Certain styles of beer evolved to serve the same purpose as rustic table wines. Farmhouse beers were once abundant in the countrysides of Belgium and northern France. Some are still going strong. The Belgian farmhouse, or saison, style is best represented by the Dupont Brewery of Tourpes, which produces the fantastic Saison Dupont. You can still buy fresh eggs at the Dupont brewery, which is admirably close to its farming roots.

The beer is so full of live yeast that the bottle appears vaguely crusty on the inside. The bottle lets loose its cork with champagnelike vigor. Golden, churning, almost chunky and powerfully aromatic, this beer raises up a head so stiff one could float a quarter on it. A blast of apples, yeast, grapefruit and coriander forms an appetizing aroma. The beer is bracingly bitter up front, following through with a dry, sprightly, spicy palate. The finish is clean, dry and refreshing, with a lingering impression of fresh earth and cut hay. I'm still trying to find food that Saison Dupont doesn't go with.

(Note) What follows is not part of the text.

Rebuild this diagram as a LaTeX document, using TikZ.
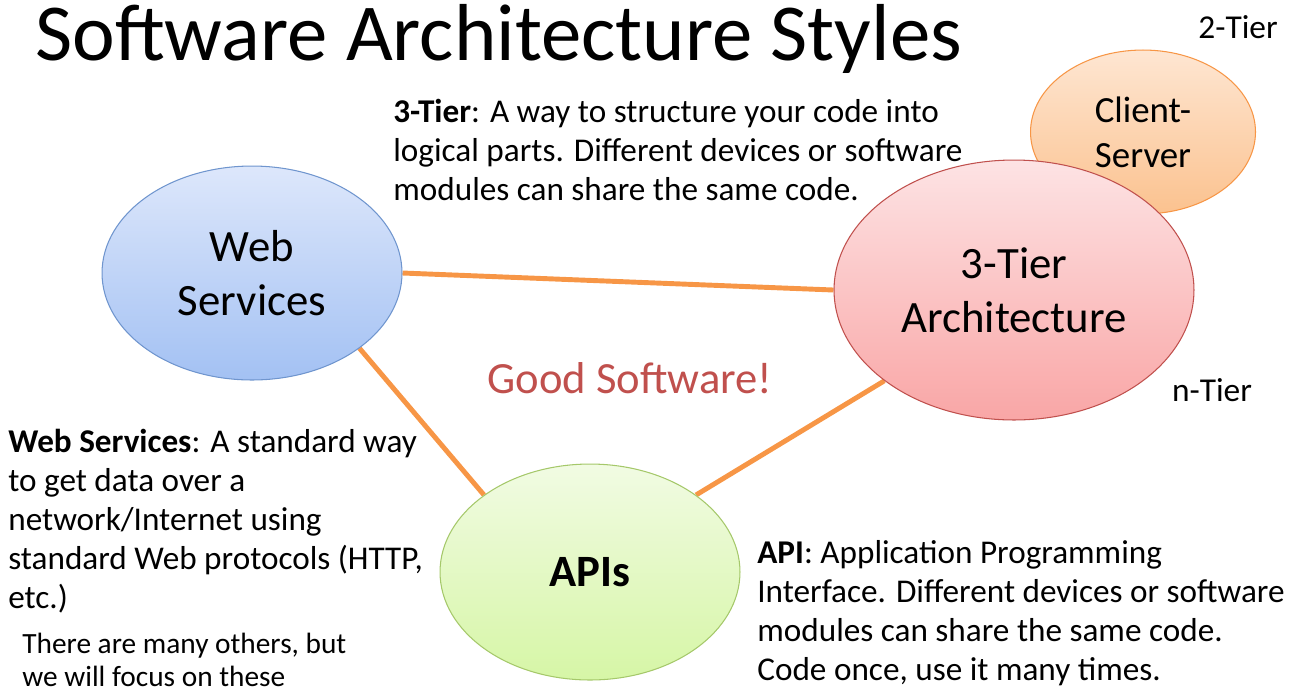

A nice garden on a summer's day, some lightly chilled Saison Dupont and a medium-bodied spicy cigar form the cornerstone of my idea of perfect leisure.

Most brewers go well out of their way to ensure that sour flavors do not appear in their beers. For some Belgian brewers, however, sourness is just another paint on the palette. The red ales of Flanders are often mouth-puckering in their sourness, a quality that is softened by aging in wood. Rodenbach Grand Cru is the granddad of these ales; the red color is derived partly from a long maturation in varnished oak vats three stories tall. Rodenbach Grand Cru shows a bit of its sourness even in the nose, but raisins, caramel and Madeira are also prevalent. The sourness hits the palate with a tart smack, but quickly reveals an interplay of oak tannins, bright fruit and rock candy, rolling through to leave a somewhat tannic oakiness in its wake. It is a terrific beer to serve with strong cheeses and gutsy salads.